Moreover, its goodness makes me its friend. Here it should be observed that every goodness proper to a thing is deserving of love in that thing, as in masculinity to have a full beard and in femininity to have the entire face free of hair, just as in the foxhound to have a keen scent, and in the greyhound to have great speed. The more it is proper to it, the more it is deserving of love; thus, although every virtue in man is deserving of love, that is most deserving of love in him which is most human, and that is justice, which resides in the rational or intellectual part, that is, in the will. This is so deserving of love that, as the Philosopher says in the fifth book of the Ethics, they who are its enemies, such as thieves and robbers, love it; and therefore we see that its opposite, namely injustice, is hated most of all, as, for example, treachery, ingratitude, falsehood, theft, rapine, deceit, and the like.(24) All of these are such inhuman sins that to exonerate himself from being disgraced by them it is granted through long custom that a person may speak of himself, as has been said above, and may declare himself faithful and loyal. Of this virtue I will speak more fully in the fourteenth book; and leaving it aside for now, I return to my topic.

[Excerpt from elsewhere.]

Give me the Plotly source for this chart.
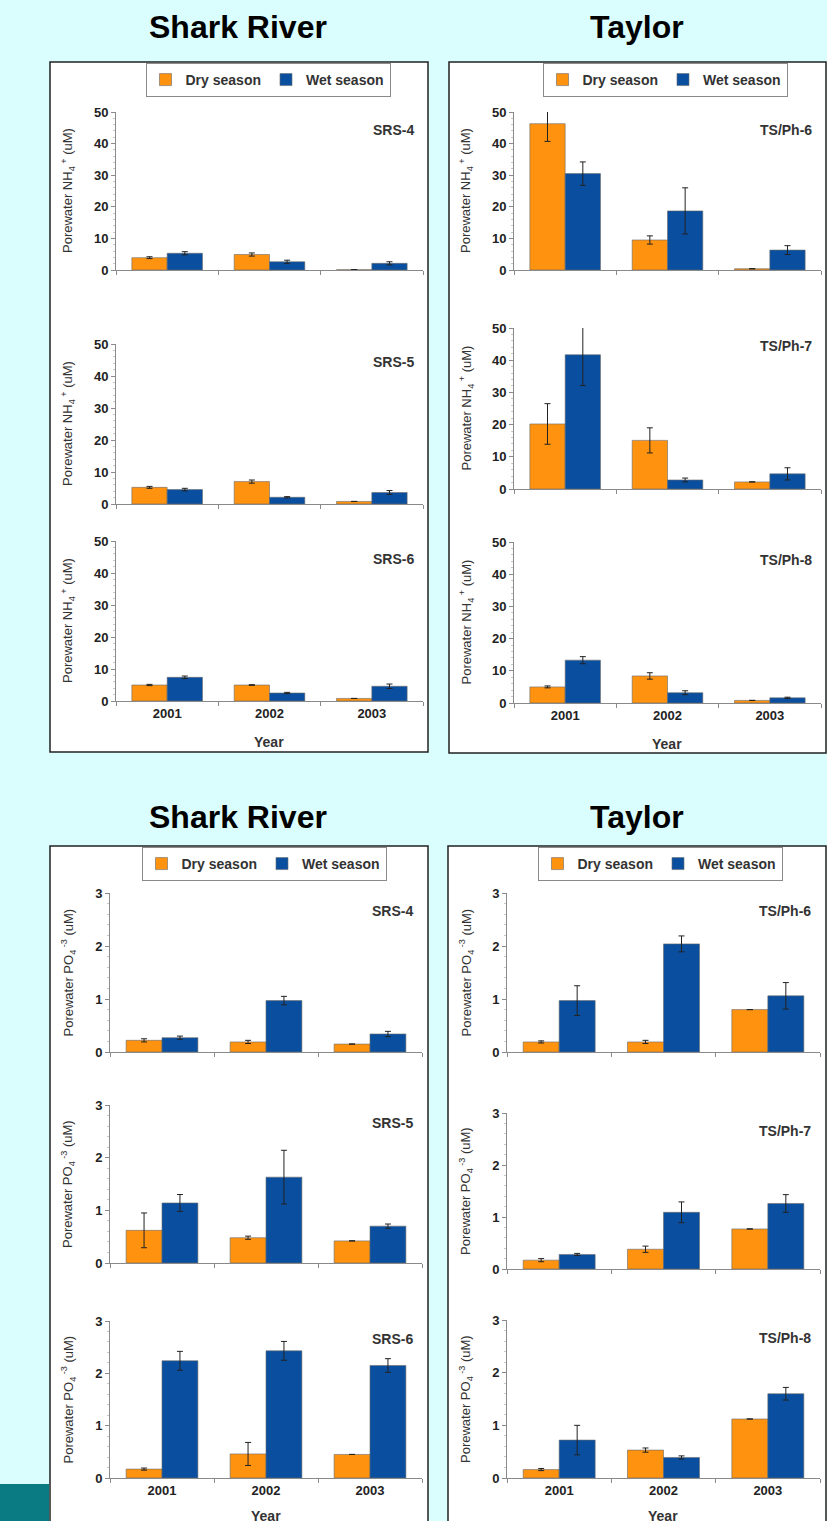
import plotly.graph_objects as go

# ---------------- data ----------------
years = ["2001", "2002", "2003"]
seasons = ["Dry season", "Wet season"]
region_titles = ["Shark River", "Taylor"]

# Porewater NH4+ (uM)
nh4_srs4_dry = [3.9, 4.9, 0.1]
nh4_srs4_dry_err = [0.3, 0.5, None]
nh4_srs4_wet = [5.3, 2.6, 2.1]
nh4_srs4_wet_err = [0.5, 0.5, 0.5]
nh4_srs5_dry = [5.2, 7.0, 0.8]
nh4_srs5_dry_err = [0.3, 0.5, None]
nh4_srs5_wet = [4.5, 2.1, 3.6]
nh4_srs5_wet_err = [0.4, 0.2, 0.6]
nh4_srs6_dry = [5.0, 5.0, 0.8]
nh4_srs6_dry_err = [0.2, 0.1, None]
nh4_srs6_wet = [7.4, 2.5, 4.6]
nh4_srs6_wet_err = [0.4, 0.2, 0.7]
nh4_ts6_dry = [46.3, 9.5, 0.4]
nh4_ts6_dry_err = [5.6, 1.3, None]
nh4_ts6_wet = [30.5, 18.7, 6.3]
nh4_ts6_wet_err = [3.7, 7.3, 1.4]
nh4_ts7_dry = [20.2, 15.1, 2.2]
nh4_ts7_dry_err = [6.3, 3.9, None]
nh4_ts7_wet = [41.7, 2.8, 4.7]
nh4_ts7_wet_err = [9.6, 0.6, 1.9]
nh4_ts8_dry = [5.0, 8.4, 0.8]
nh4_ts8_dry_err = [0.3, 1.0, None]
nh4_ts8_wet = [13.3, 3.2, 1.6]
nh4_ts8_wet_err = [1.1, 0.6, 0.2]

# Porewater PO4-3 (uM)
po4_srs4_dry = [0.22, 0.19, 0.15]
po4_srs4_dry_err = [0.03, 0.03, None]
po4_srs4_wet = [0.27, 0.97, 0.34]
po4_srs4_wet_err = [0.03, 0.08, 0.05]
po4_srs5_dry = [0.62, 0.48, 0.42]
po4_srs5_dry_err = [0.33, 0.03, None]
po4_srs5_wet = [1.14, 1.63, 0.70]
po4_srs5_wet_err = [0.16, 0.51, 0.04]
po4_srs6_dry = [0.17, 0.46, 0.45]
po4_srs6_dry_err = [0.02, 0.22, None]
po4_srs6_wet = [2.24, 2.43, 2.15]
po4_srs6_wet_err = [0.18, 0.18, 0.13]
po4_ts6_dry = [0.19, 0.19, 0.80]
po4_ts6_dry_err = [0.02, 0.03, None]
po4_ts6_wet = [0.97, 2.04, 1.06]
po4_ts6_wet_err = [0.28, 0.15, 0.25]
po4_ts7_dry = [0.17, 0.38, 0.77]
po4_ts7_dry_err = [0.03, 0.06, None]
po4_ts7_wet = [0.28, 1.09, 1.26]
po4_ts7_wet_err = [0.02, 0.20, 0.17]
po4_ts8_dry = [0.16, 0.53, 1.12]
po4_ts8_dry_err = [0.02, 0.04, None]
po4_ts8_wet = [0.72, 0.39, 1.60]
po4_ts8_wet_err = [0.28, 0.03, 0.12]

# ---------------- layout helpers ----------------
W, H = 827, 1521
FONT = "Arial, Liberation Sans, sans-serif"
DRY_COLOR = "#ff930f"
WET_COLOR = "#0a4f9f"
AXIS_COLOR = "#8a8a8a"
BG = "#dafefe"


def px(x):
    return x / W


def py(y):
    return 1 - y / H


NH4_TITLE = "Porewater NH<sub>4</sub><sup> +</sup> (uM)"
PO4_TITLE = "Porewater PO<sub>4</sub><sup> -3</sup> (uM)"

# (label, dry, dry_err, wet, wet_err, kind, legend, xl, xr, ytop, ybot, last)
panels = [
    ("SRS-4", nh4_srs4_dry, nh4_srs4_dry_err, nh4_srs4_wet, nh4_srs4_wet_err, "nh4", "legend", 116, 423, 112, 270, False),
    ("SRS-5", nh4_srs5_dry, nh4_srs5_dry_err, nh4_srs5_wet, nh4_srs5_wet_err, "nh4", "legend", 116, 423, 344, 504, False),
    ("SRS-6", nh4_srs6_dry, nh4_srs6_dry_err, nh4_srs6_wet, nh4_srs6_wet_err, "nh4", "legend", 116, 423, 541, 701, True),
    ("TS/Ph-6", nh4_ts6_dry, nh4_ts6_dry_err, nh4_ts6_wet, nh4_ts6_wet_err, "nh4", "legend2", 514, 821, 112, 270, False),
    ("TS/Ph-7", nh4_ts7_dry, nh4_ts7_dry_err, nh4_ts7_wet, nh4_ts7_wet_err, "nh4", "legend2", 514, 821, 328, 489, False),
    ("TS/Ph-8", nh4_ts8_dry, nh4_ts8_dry_err, nh4_ts8_wet, nh4_ts8_wet_err, "nh4", "legend2", 514, 821, 542, 703, True),
    ("SRS-4", po4_srs4_dry, po4_srs4_dry_err, po4_srs4_wet, po4_srs4_wet_err, "po4", "legend3", 110, 422, 893, 1052, False),
    ("SRS-5", po4_srs5_dry, po4_srs5_dry_err, po4_srs5_wet, po4_srs5_wet_err, "po4", "legend3", 110, 422, 1105, 1263, False),
    ("SRS-6", po4_srs6_dry, po4_srs6_dry_err, po4_srs6_wet, po4_srs6_wet_err, "po4", "legend3", 110, 422, 1321, 1478, True),
    ("TS/Ph-6", po4_ts6_dry, po4_ts6_dry_err, po4_ts6_wet, po4_ts6_wet_err, "po4", "legend4", 507, 820, 893, 1052, False),
    ("TS/Ph-7", po4_ts7_dry, po4_ts7_dry_err, po4_ts7_wet, po4_ts7_wet_err, "po4", "legend4", 507, 820, 1113, 1269, False),
    ("TS/Ph-8", po4_ts8_dry, po4_ts8_dry_err, po4_ts8_wet, po4_ts8_wet_err, "po4", "legend4", 507, 820, 1320, 1478, True),
]

fig = go.Figure()
layout_axes = {}
annotations = []
seen_legends = set()

for i, (label, dry, dry_err, wet, wet_err, kind, leg, xl, xr, yt, yb, last) in enumerate(panels):
    n = i + 1
    xa = "x" if n == 1 else f"x{n}"
    ya = "y" if n == 1 else f"y{n}"
    show = leg not in seen_legends
    seen_legends.add(leg)
    for name, vals, errs, color in ((seasons[0], dry, dry_err, DRY_COLOR), (seasons[1], wet, wet_err, WET_COLOR)):
        fig.add_trace(go.Bar(
            x=years, y=vals, name=name, xaxis=xa, yaxis=ya,
            marker=dict(color=color, line=dict(color="#6a6a6a", width=0.6)),
            error_y=dict(type="data", array=errs, visible=True, color="#222222", thickness=1, width=3),
            legend=leg, showlegend=show, legendgroup=leg + name,
        ))

    rng = [0, 50] if kind == "nh4" else [0, 3]
    dt = 10 if kind == "nh4" else 1
    minor_dt = 2 if kind == "nh4" else 0.2
    xkey = "xaxis" if n == 1 else f"xaxis{n}"
    ykey = "yaxis" if n == 1 else f"yaxis{n}"
    layout_axes[xkey] = dict(
        domain=[px(xl), px(xr)], anchor=ya, type="category",
        categoryorder="array", categoryarray=years,
        showline=True, linecolor=AXIS_COLOR, linewidth=1,
        ticks="outside", tickson="boundaries", ticklen=4, tickcolor=AXIS_COLOR,
        showgrid=False, zeroline=False, showticklabels=last, automargin=False,
        tickfont=dict(family=FONT, size=13, color="#222222", weight="bold"),
        fixedrange=True,
    )
    layout_axes[ykey] = dict(
        domain=[py(yb), py(yt)], anchor=xa, range=rng, dtick=dt, tick0=0,
        showline=True, linecolor=AXIS_COLOR, linewidth=1,
        ticks="outside", ticklen=4, tickcolor=AXIS_COLOR,
        minor=dict(dtick=minor_dt, ticks="outside", ticklen=2, tickcolor="#c8c8c8"),
        showgrid=False, zeroline=False, automargin=False,
        tickfont=dict(family=FONT, size=13, color="#222222", weight="bold"),
        fixedrange=True,
    )
    # station label
    annotations.append(dict(
        text=f"<b>{label}</b>", x=px(xr - 7), y=py(yt + 18), xref="paper", yref="paper",
        xanchor="right", yanchor="middle", showarrow=False,
        font=dict(family=FONT, size=14, color="#333333"),
    ))
    # y-axis title
    box_left = 50 if xl < 300 else 448
    annotations.append(dict(
        text=NH4_TITLE if kind == "nh4" else PO4_TITLE,
        x=px(box_left + 18), y=py((yt + yb) / 2), xref="paper", yref="paper",
        xanchor="center", yanchor="middle", textangle=-90, showarrow=False,
        font=dict(family=FONT, size=13, color="#333333"),
    ))

# "Year" labels (bottom ones are cut by the page edge, as in the original)
for xc, yc in ((269, 742), (667, 744), (266, 1516), (663, 1516)):
    annotations.append(dict(
        text="<b>Year</b>", x=px(xc), y=py(yc), xref="paper", yref="paper",
        xanchor="center", yanchor="middle", showarrow=False,
        font=dict(family=FONT, size=14, color="#333333"),
    ))

# Region titles
for yc in (27, 817):
    for xc, t in ((238, region_titles[0]), (637, region_titles[1])):
        annotations.append(dict(
            text=f"<b>{t}</b>", x=px(xc), y=py(yc), xref="paper", yref="paper",
            xanchor="center", yanchor="middle", showarrow=False,
            font=dict(family=FONT, size=32, color="#000000"),
        ))

shapes = [
    dict(type="rect", xref="paper", yref="paper", x0=px(50), x1=px(428), y0=py(752), y1=py(62),
         line=dict(color="#222222", width=1.5), fillcolor="white", layer="below"),
    dict(type="rect", xref="paper", yref="paper", x0=px(449), x1=px(826), y0=py(753), y1=py(62),
         line=dict(color="#222222", width=1.5), fillcolor="white", layer="below"),
    dict(type="rect", xref="paper", yref="paper", x0=px(50), x1=px(428), y0=py(1540), y1=py(846),
         line=dict(color="#222222", width=1.5), fillcolor="white", layer="below"),
    dict(type="rect", xref="paper", yref="paper", x0=px(448), x1=px(826), y0=py(1540), y1=py(846),
         line=dict(color="#222222", width=1.5), fillcolor="white", layer="below"),
    dict(type="rect", xref="paper", yref="paper", x0=0, x1=px(49), y0=py(1540), y1=py(1484),
         line=dict(width=0), fillcolor="#0b7b83", layer="below"),
]

legend_style = dict(
    orientation="h", xanchor="center", yanchor="top",
    bgcolor="white", bordercolor="#8a8a8a", borderwidth=1,
    font=dict(family=FONT, size=14, color="#333333", weight="bold"),
    itemclick=False, itemdoubleclick=False, tracegroupgap=0,
)

fig.update_layout(
    width=W, height=H, autosize=False,
    margin=dict(l=0, r=0, t=0, b=0, pad=0, autoexpand=False),
    paper_bgcolor=BG, plot_bgcolor="rgba(0,0,0,0)",
    barmode="group", bargap=0.31, bargroupgap=0,
    font=dict(family=FONT),
    annotations=annotations, shapes=shapes,
    legend=dict(x=px(268), y=py(63), **legend_style),
    legend2=dict(x=px(665), y=py(63), **legend_style),
    legend3=dict(x=px(264), y=py(847), **legend_style),
    legend4=dict(x=px(660), y=py(847), **legend_style),
    **layout_axes,
)

fig.write_html(
    "out.html",
    config={"displayModeBar": False, "staticPlot": True},
    post_script=(
        "document.documentElement.style.margin='0';"
        "document.documentElement.style.overflow='hidden';"
        "document.body.style.margin='0';"
        "document.body.style.padding='0';"
        "document.body.style.overflow='hidden';"
        f"document.body.style.background='{BG}';"
        "var gd=document.getElementById('{plot_id}');"
        "gd.style.position='fixed';gd.style.top='0px';gd.style.left='0px';"
    ),
)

It is therefore proved that there is a goodness which is most proper to a thing; it must now be perceived what is most loved and praised in it, and that will be this goodness. Now we see that in all things relating to speech the apt expression of thought is most loved and praised: therefore this is its prime goodness. Since this is found in our vernacular, as has been clearly shown above in another chapter, it is clear that this is among the causes of love which I bear for it, since goodness, as has been said, is the cause that engenders love.